CARAPANDANG - Ketua Umum Indonesian Youth Council for Tactical Changes (IYCTC) Manik Marganamahendra menilai anak muda harus terlibat aktif dalam penyusunan dan pemantauan kebijakan, termasuk Rencana Aksi Daerah dan penegakan Kawasan Tanpa Rokok (KTR).
Menurut Manik lewat keterangan di Jakarta, Jumat, hal itu lantaran krisis rokok di kalangan pemuda bukan sekadar isu kesehatan, melainkan persoalan ketimpangan kebijakan dan dominasi industri.
“Indonesia saat ini menjadi negara dengan angka perokok laki-laki dewasa terbesar di dunia. Angka-angka ini tidak akan turun kalau industri tetap bebas membungkus rokok sebagai gaya hidup, sementara kebijakan kita terlalu lambat mengejarnya,” katanya,
Manik pun mengajak jaringan pemuda di berbagai daerah agar menyerukan pengendalian konsumsi rokok dijadikan indikator eksplisit dalam penilaian Indeks Pembangunan Pemuda.

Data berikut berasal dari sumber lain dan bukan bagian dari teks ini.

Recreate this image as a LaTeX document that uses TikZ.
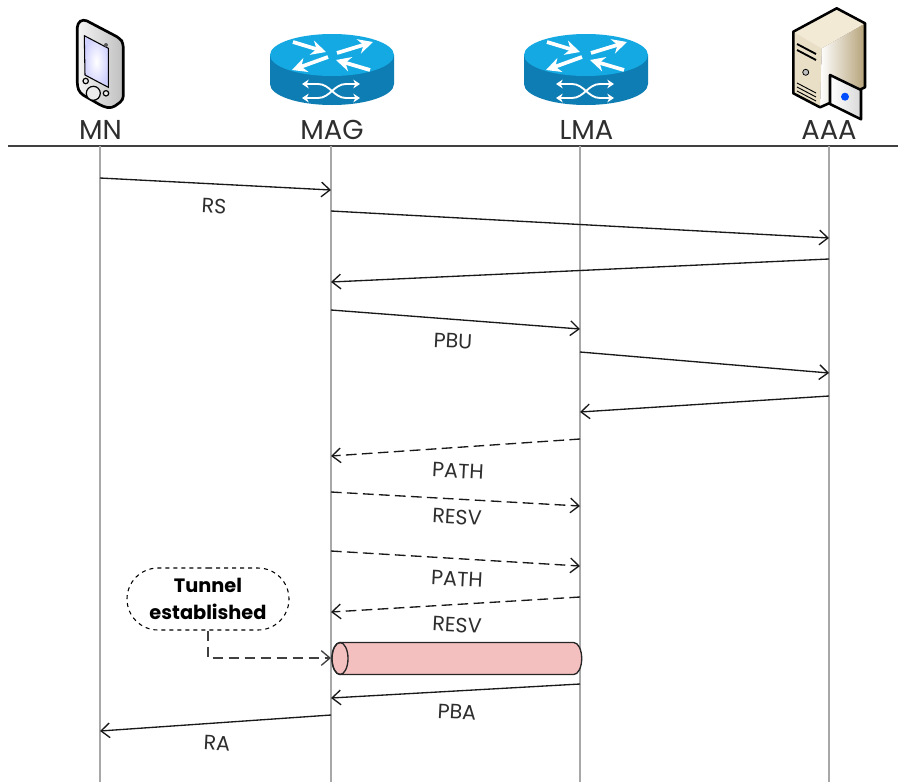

Pasalnya, Survei Kesehatan Indonesia (SKI) 2023 mencatat 5,18 juta anak usia 10-18 tahun aktif merokok, dan lebih dari 23 persen pemuda usia 15–24 tahun juga jadi konsumen rokok.
Sementara itu, Project Lead Tobacco Control CISDI Beladenta Amalia menyampaikan 7 dari sepuluh murid sekolah membeli rokok secara eceran, baik saat pertama kali mencoba maupun dalam konsumsi sebulan terakhir.
Yang lebih mencemaskan, imbuh dia, besarnya pengeluaran remaja untuk rokok, yakni antara Rp30 ribu hingga Rp200 ribu per minggu.